Wholesale Electricity Prices Climbed in 2025 as Natural Gas Costs Rebounded
- Tony Zelinski

- 5 hours ago
- 2 min read

Wholesale day‑ahead electricity prices across most major U.S. trading hubs rose in 2025, driven primarily by a sharp rebound in natural gas prices, according to new analysis from the U.S. Energy Information Administration.
After hitting inflation‑adjusted record lows in 2024, natural gas prices surged 56% at the Henry Hub benchmark in 2025. In key Northeast hubs such as Algonquin City Gate and Transco Zone 6 NY, prices doubled year‑over‑year. Because natural gas sets the marginal price of electricity in most markets, this fuel‑cost swing translated directly into higher wholesale power prices.
Regional Price Shifts
The impact varied significantly by region:
ISO‑New England saw the largest increase, with wholesale prices rising $29/MWh.

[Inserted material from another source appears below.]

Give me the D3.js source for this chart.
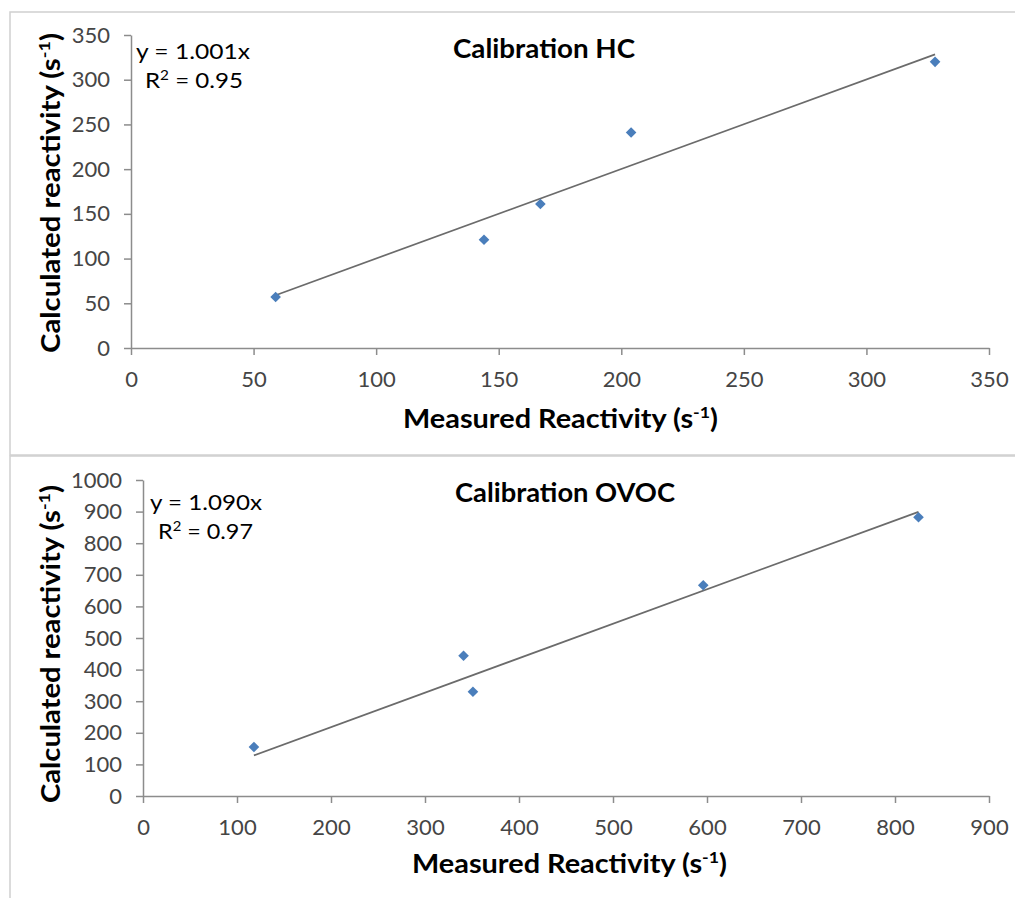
<!DOCTYPE html>
<html><head><meta charset="utf-8">
<script src="https://cdn.jsdelivr.net/npm/d3@7"></script>
<style>
body{margin:0;background:#fff;}
text{font-family:Lato,"Open Sans",sans-serif;}
</style></head>
<body><svg id="c" width="1015" height="898"></svg>
<script>
// Calibration HC
const hcMeasured   = [59, 144, 167, 204, 328];
const hcCalculated = [57, 121, 161, 241, 320];
const hcSlope = 1.001, hcR2 = "0.95";
const hcXTicks = [0,50,100,150,200,250,300,350];
const hcYTicks = [0,50,100,150,200,250,300,350];
// Calibration OVOC
const ovMeasured   = [118, 341, 351, 596, 825];
const ovCalculated = [155, 444, 330, 667, 882];
const ovSlope = 1.090, ovR2 = "0.97";
const ovXTicks = [0,100,200,300,400,500,600,700,800,900];
const ovYTicks = [0,100,200,300,400,500,600,700,800,900,1000];

const svg = d3.select("#c");

function supText(g, attrs, main, sup, tail, size, supSize, len){
  const t = g.append("text").style("font-size",size+"px").style("font-weight","bold").attr("fill","#000");
  Object.entries(attrs).forEach(([k,v])=>t.attr(k,v));
  if(len){ t.attr("textLength",len).attr("lengthAdjust","spacingAndGlyphs"); }
  t.append("tspan").text(main);
  t.append("tspan").attr("dy",-size*0.38).style("font-size",supSize+"px").text(sup);
  t.append("tspan").attr("dy",size*0.38).text(tail);
  return t;
}

function panel(cfg){
  const g = svg.append("g");
  g.append("rect").attr("x",cfg.box[0]).attr("y",cfg.box[1]).attr("width",cfg.box[2]).attr("height",cfg.box[3])
    .attr("fill","#fff").attr("stroke","#d0d0d0").attr("stroke-width",1.5);
  const x = d3.scaleLinear().domain([0, cfg.xMax]).range([cfg.x0, cfg.x1]);
  const y = d3.scaleLinear().domain([0, cfg.yMax]).range([cfg.y0, cfg.y1]);
  const fmt = d3.format("d");
  const xa = g.append("g").attr("transform",`translate(0,${cfg.y0})`)
    .call(d3.axisBottom(x).tickValues(cfg.xTicks).tickFormat(fmt).tickSize(7).tickPadding(16).tickSizeOuter(0));
  const ya = g.append("g").attr("transform",`translate(${cfg.x0},0)`)
    .call(d3.axisLeft(y).tickValues(cfg.yTicks).tickFormat(fmt).tickSize(7).tickPadding(14).tickSizeOuter(0));
  [xa,ya].forEach(a=>{
    a.select(".domain").attr("stroke","#8c8c8c").attr("stroke-width",1.5);
    a.selectAll(".tick line").attr("stroke","#8c8c8c").attr("stroke-width",1.5);
    a.selectAll(".tick text").attr("fill","#454545").style("font-size","22px").style("font-family","Lato, sans-serif");
  });
  // trend line (y = slope * x) over the measured range
  const lx0 = d3.min(cfg.mx), lx1 = d3.max(cfg.mx);
  g.append("line").attr("x1",x(lx0)).attr("y1",y(cfg.slope*lx0)).attr("x2",x(lx1)).attr("y2",y(cfg.slope*lx1))
    .attr("stroke","#6b6b6b").attr("stroke-width",1.7);
  // points
  g.selectAll("path.pt").data(cfg.mx.map((d,i)=>[d,cfg.my[i]])).enter().append("path")
    .attr("class","pt")
    .attr("d",d3.symbol().type(d3.symbolDiamond2).size(72))
    .attr("transform",d=>`translate(${x(d[0])},${y(d[1])})`)
    .attr("fill","#4a7ebb");
  // title
  g.append("text").attr("x",cfg.title[1]).attr("y",cfg.title[2])
    .style("font-size","27px").style("font-weight","bold").attr("fill","#000")
    .attr("textLength",cfg.title[3]).attr("lengthAdjust","spacingAndGlyphs").text(cfg.title[0]);
  // equation
  g.append("text").attr("x",cfg.eq[0]).attr("y",cfg.eq[1]).style("font-size","22px").attr("fill","#000")
    .attr("textLength",cfg.eq[4]).attr("lengthAdjust","spacingAndGlyphs")
    .text("y = "+cfg.slope.toFixed(3)+"x");
  const r = g.append("text").attr("x",cfg.eq[2]).attr("y",cfg.eq[3]).style("font-size","22px").attr("fill","#000")
    .attr("textLength",cfg.eq[5]).attr("lengthAdjust","spacingAndGlyphs");
  r.append("tspan").text("R");
  r.append("tspan").attr("dy",-8).style("font-size","14px").text("2");
  r.append("tspan").attr("dy",8).text(" = "+cfg.r2);
  // axis titles
  supText(g,{x:cfg.xt[0],y:cfg.xt[1]},"Measured Reactivity (s","-1",")",26,16,cfg.xt[2]);
  supText(g,{transform:`translate(${cfg.yt[0]},${cfg.yt[1]}) rotate(-90)`},"Calculated reactivity (s","-1",")",26,16,cfg.yt[2]);
}

panel({box:[10,12,1010,443], xMax:350, yMax:350, x0:131, x1:989, y0:348, y1:35,
  xTicks:hcXTicks, yTicks:hcYTicks, mx:hcMeasured, my:hcCalculated, slope:hcSlope, r2:hcR2,
  title:["Calibration HC",453,58,182], eq:[136,59,145,88,114,98], xt:[403,428,315], yt:[60,353,320]});
panel({box:[10,456,1010,450], xMax:900, yMax:1000, x0:143, x1:989, y0:796, y1:480,
  xTicks:ovXTicks, yTicks:ovYTicks, mx:ovMeasured, my:ovCalculated, slope:ovSlope, r2:ovR2,
  title:["Calibration OVOC",455,502,220], eq:[150,510,158,539,112,95], xt:[412,873,315], yt:[60,803,318]});
</script></body></html>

Mid‑Columbia in the Northwest experienced the largest decline, down $14/MWh, reflecting unique regional dynamics and historically low gas prices for part of the year.
Generation Mix Responds to Market Signals
Even with total U.S. electricity generation up 2% in 2025, natural gas‑fired output fell 3% as generators shifted to lower‑cost alternatives .
Key changes included:
Coal generation rising 11% (76 BkWh)
Solar generation jumping 32% (66 BkWh)
Regional displacement patterns varied:
PJM & MISO: Coal and solar filled the gap left by reduced gas generation.
Texas: Strong demand growth paired with a 20 BkWh increase in solar helped offset a decline in gas‑fired output.
Northwest: A milder winter reduced overall demand; hydro and solar picked up modestly while nuclear output dipped due to an extended outage.
What This Means for 2026 and Beyond
The 2025 data underscores a familiar but increasingly important reality: fuel price volatility continues to shape wholesale electricity markets, even as renewables expand their footprint.
For energy managers, utilities, and large consumers, the interplay between natural gas markets and generation economics remains a central factor in forecasting risk and planning procurement strategies.
As solar and other renewables continue scaling, their ability to buffer fuel‑driven price swings will be a key trend to watch.